Line by line, repeat the data below exactly, beginning at the first line and ending at the line with "import seaborn as sns". Omit pictures.

━━━ RECORD EXTRACTS ━━━

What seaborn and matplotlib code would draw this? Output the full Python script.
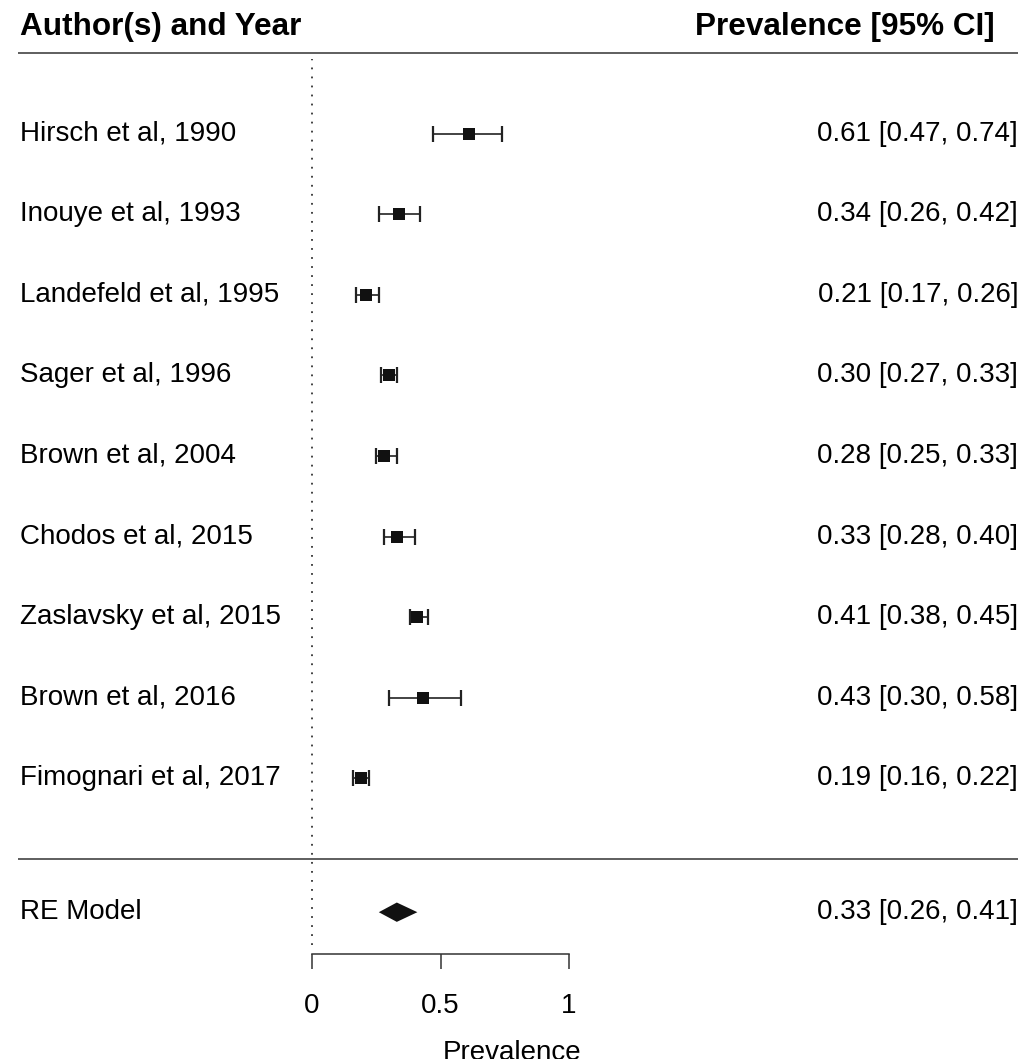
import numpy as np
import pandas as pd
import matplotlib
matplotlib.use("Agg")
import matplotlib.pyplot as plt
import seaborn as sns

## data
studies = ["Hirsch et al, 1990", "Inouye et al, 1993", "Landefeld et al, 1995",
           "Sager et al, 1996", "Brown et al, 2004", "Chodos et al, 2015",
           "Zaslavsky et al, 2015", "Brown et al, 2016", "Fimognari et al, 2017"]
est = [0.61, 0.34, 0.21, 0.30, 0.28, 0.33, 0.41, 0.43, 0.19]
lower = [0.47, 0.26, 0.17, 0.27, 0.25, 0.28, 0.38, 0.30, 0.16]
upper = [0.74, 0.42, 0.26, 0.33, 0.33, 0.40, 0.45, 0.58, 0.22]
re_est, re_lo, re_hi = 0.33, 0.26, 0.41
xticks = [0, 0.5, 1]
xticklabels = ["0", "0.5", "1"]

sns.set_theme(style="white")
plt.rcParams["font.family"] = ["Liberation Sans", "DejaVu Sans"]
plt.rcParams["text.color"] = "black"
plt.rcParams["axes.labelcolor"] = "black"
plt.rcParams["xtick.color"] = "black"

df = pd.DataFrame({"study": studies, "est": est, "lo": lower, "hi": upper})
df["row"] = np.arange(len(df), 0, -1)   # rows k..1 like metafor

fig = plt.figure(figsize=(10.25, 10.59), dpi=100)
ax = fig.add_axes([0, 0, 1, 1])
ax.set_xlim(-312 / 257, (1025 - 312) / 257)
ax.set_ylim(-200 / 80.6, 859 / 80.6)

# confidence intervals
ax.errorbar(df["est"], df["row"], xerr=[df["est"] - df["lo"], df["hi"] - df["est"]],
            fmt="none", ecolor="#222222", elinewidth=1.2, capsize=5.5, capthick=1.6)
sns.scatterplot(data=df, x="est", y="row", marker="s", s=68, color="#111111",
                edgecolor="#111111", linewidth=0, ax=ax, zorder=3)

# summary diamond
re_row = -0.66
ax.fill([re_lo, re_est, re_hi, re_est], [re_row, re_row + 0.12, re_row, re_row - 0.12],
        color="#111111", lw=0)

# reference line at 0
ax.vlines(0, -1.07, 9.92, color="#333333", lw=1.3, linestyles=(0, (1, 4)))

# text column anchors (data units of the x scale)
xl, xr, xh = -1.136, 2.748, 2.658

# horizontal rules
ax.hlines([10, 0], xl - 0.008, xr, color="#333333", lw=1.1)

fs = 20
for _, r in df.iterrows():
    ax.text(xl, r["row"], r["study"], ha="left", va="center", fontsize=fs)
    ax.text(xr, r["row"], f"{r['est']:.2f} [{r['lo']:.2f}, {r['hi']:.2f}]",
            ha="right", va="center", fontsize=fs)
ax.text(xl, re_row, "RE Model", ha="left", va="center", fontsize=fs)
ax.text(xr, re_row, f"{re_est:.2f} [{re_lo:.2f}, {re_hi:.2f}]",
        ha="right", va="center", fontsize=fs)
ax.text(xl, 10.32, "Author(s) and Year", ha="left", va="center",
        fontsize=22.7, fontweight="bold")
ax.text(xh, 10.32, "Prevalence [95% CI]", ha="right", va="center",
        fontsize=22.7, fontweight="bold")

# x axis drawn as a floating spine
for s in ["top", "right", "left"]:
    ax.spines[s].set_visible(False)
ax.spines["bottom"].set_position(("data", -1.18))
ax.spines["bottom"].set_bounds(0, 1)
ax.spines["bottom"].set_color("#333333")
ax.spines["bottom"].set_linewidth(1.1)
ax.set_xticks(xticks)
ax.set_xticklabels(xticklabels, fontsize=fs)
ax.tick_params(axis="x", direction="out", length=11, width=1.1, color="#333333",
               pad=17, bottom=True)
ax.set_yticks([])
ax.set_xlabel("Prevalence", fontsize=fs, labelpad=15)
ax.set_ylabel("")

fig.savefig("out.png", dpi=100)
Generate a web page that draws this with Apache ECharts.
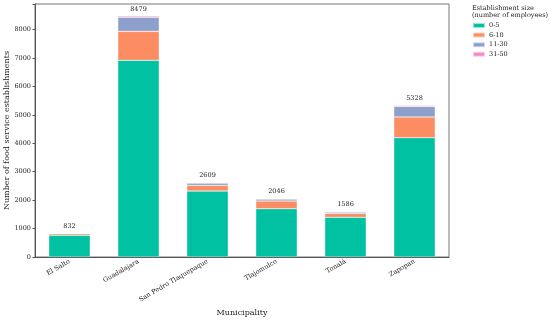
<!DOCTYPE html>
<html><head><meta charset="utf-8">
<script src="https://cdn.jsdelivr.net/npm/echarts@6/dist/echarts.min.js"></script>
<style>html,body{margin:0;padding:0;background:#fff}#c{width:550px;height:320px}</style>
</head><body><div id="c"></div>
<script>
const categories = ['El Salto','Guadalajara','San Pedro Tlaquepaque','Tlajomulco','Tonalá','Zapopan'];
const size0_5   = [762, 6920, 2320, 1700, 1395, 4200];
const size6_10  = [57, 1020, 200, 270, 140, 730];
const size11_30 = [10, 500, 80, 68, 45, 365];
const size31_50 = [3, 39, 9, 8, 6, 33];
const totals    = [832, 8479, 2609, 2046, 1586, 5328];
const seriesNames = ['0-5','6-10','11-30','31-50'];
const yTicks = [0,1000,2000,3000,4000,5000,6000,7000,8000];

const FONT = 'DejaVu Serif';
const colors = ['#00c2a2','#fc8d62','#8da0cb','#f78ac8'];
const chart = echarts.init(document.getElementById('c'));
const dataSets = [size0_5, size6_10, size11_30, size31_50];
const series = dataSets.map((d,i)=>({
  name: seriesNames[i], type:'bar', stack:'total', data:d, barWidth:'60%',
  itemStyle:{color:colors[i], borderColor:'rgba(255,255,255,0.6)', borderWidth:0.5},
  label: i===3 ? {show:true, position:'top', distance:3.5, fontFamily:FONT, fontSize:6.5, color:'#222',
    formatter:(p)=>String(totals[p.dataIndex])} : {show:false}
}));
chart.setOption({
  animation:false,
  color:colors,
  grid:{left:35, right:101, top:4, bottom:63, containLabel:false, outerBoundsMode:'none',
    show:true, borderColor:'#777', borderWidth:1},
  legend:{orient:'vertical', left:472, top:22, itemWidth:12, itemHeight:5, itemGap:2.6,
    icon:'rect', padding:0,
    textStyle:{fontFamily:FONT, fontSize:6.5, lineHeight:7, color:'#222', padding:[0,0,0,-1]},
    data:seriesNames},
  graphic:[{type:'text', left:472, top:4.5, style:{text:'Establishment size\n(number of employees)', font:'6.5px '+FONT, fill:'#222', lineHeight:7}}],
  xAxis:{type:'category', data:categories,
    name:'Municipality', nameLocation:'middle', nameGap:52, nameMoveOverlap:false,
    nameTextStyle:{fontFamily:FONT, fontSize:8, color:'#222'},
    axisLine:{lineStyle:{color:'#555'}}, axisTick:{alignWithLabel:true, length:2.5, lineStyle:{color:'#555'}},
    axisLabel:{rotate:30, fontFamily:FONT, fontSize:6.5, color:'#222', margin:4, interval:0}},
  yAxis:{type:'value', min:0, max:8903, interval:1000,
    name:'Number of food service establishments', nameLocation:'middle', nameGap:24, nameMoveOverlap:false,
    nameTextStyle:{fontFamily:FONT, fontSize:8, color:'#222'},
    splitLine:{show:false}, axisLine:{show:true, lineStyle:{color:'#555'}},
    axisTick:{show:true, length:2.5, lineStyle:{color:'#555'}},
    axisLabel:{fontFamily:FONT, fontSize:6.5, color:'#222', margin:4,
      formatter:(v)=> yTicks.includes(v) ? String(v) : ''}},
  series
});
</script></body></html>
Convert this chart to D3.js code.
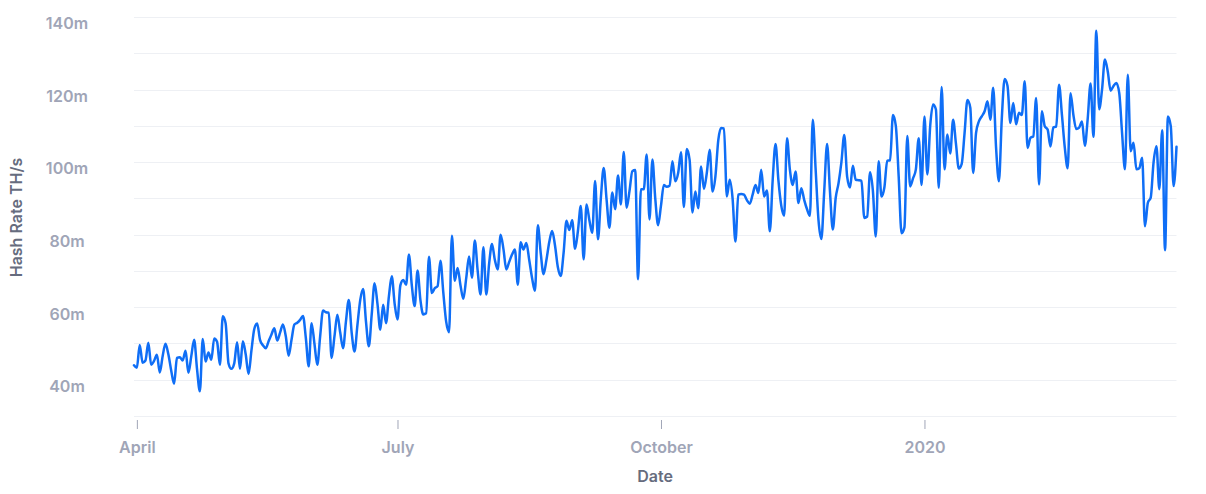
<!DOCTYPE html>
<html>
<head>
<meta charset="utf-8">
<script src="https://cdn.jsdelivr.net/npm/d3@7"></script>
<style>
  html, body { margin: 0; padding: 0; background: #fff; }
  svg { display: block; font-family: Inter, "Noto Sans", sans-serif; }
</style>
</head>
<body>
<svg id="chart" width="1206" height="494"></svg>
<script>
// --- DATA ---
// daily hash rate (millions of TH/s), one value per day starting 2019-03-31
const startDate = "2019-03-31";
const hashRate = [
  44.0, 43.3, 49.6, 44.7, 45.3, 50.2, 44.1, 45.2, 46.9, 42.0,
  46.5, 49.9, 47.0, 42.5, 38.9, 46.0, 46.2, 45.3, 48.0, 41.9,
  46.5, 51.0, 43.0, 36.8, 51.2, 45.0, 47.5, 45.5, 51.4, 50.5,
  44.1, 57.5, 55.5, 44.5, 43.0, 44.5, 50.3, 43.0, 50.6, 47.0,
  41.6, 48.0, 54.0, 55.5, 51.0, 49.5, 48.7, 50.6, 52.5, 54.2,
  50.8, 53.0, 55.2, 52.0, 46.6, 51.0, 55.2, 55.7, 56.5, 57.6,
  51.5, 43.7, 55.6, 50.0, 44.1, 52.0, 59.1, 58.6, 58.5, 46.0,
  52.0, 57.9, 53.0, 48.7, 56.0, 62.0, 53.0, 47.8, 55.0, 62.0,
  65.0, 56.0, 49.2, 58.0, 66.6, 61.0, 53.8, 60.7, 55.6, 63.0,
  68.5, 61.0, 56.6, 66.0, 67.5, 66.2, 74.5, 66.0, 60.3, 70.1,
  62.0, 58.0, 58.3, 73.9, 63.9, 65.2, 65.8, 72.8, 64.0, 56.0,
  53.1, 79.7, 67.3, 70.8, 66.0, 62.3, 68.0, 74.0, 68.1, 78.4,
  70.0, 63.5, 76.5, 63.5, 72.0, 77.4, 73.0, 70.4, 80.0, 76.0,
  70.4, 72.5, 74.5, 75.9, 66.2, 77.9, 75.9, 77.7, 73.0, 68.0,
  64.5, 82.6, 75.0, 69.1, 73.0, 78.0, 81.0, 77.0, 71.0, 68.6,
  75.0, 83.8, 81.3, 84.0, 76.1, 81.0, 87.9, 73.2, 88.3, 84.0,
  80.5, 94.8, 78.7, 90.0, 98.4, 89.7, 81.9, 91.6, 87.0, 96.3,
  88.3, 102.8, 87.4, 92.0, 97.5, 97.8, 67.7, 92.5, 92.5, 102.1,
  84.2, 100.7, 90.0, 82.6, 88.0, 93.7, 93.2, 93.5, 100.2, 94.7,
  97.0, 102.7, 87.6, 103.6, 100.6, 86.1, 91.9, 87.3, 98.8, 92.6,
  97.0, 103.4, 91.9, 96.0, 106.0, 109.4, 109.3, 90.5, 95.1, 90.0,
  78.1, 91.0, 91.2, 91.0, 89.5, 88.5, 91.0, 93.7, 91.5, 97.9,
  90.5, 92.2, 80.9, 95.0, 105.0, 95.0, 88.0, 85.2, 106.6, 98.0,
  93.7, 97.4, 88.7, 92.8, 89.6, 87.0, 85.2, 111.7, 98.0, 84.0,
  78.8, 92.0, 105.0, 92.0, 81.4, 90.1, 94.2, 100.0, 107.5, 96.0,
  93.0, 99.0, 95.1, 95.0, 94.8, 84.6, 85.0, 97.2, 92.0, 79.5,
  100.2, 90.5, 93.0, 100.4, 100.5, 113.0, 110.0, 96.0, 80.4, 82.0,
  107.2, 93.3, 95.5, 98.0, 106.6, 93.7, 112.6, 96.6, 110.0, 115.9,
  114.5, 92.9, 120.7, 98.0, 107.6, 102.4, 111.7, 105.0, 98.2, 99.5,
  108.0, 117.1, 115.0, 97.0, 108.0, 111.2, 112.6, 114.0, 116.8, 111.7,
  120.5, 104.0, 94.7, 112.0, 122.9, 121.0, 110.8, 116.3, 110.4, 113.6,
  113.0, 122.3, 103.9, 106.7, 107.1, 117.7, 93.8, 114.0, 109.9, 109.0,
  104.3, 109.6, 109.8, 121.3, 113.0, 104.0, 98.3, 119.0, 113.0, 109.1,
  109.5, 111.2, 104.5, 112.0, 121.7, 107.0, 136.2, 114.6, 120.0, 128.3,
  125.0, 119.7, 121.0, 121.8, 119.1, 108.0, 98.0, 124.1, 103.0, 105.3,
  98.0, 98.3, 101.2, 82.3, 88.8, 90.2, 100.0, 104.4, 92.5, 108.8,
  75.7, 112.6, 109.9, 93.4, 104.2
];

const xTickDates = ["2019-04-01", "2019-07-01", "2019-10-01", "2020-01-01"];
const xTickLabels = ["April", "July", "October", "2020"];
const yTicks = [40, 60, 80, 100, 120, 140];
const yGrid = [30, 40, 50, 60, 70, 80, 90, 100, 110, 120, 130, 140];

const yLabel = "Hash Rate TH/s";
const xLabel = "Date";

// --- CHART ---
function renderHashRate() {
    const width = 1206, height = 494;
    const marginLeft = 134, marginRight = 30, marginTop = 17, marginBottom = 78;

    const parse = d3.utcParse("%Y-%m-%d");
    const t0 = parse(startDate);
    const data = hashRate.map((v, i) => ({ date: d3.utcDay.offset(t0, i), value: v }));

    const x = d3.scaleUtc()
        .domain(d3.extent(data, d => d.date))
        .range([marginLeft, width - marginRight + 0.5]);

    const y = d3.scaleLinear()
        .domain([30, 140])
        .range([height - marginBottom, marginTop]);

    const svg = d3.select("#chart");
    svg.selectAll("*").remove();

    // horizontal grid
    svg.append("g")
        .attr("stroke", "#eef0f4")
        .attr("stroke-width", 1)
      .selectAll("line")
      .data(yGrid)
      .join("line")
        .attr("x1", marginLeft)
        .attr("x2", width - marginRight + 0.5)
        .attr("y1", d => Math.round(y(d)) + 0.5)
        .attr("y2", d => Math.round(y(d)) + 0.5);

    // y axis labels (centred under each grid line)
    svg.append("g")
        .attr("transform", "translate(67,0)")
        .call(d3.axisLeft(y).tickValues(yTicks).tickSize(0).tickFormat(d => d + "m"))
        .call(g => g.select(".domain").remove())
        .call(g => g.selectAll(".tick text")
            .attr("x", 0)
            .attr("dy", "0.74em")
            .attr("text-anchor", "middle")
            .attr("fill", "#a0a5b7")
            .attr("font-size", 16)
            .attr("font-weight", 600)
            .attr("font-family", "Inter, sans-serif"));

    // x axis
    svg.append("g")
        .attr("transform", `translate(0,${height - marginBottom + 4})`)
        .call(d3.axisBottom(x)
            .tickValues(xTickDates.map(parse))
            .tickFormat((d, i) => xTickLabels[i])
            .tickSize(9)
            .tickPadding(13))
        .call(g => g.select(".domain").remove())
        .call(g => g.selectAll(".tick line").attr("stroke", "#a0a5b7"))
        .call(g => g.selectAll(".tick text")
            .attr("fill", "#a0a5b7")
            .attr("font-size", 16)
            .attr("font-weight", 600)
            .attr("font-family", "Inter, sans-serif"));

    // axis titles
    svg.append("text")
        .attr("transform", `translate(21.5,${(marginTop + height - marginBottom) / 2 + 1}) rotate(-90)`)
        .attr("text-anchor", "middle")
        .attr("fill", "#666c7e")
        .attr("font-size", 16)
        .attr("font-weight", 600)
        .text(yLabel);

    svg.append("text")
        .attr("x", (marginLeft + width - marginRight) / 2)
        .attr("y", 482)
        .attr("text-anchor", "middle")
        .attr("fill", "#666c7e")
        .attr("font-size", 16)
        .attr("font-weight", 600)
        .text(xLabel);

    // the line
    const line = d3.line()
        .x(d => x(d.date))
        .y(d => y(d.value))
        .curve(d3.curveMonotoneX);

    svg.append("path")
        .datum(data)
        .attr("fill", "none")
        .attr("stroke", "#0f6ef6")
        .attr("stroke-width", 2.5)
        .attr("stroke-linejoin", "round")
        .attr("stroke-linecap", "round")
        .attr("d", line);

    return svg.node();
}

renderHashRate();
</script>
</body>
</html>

━━━

### FINAL ANSWER
What seaborn and matplotlib code would draw this? Output the full Python script.
import numpy as np
import pandas as pd
import matplotlib
matplotlib.use("Agg")
import matplotlib.pyplot as plt
import seaborn as sns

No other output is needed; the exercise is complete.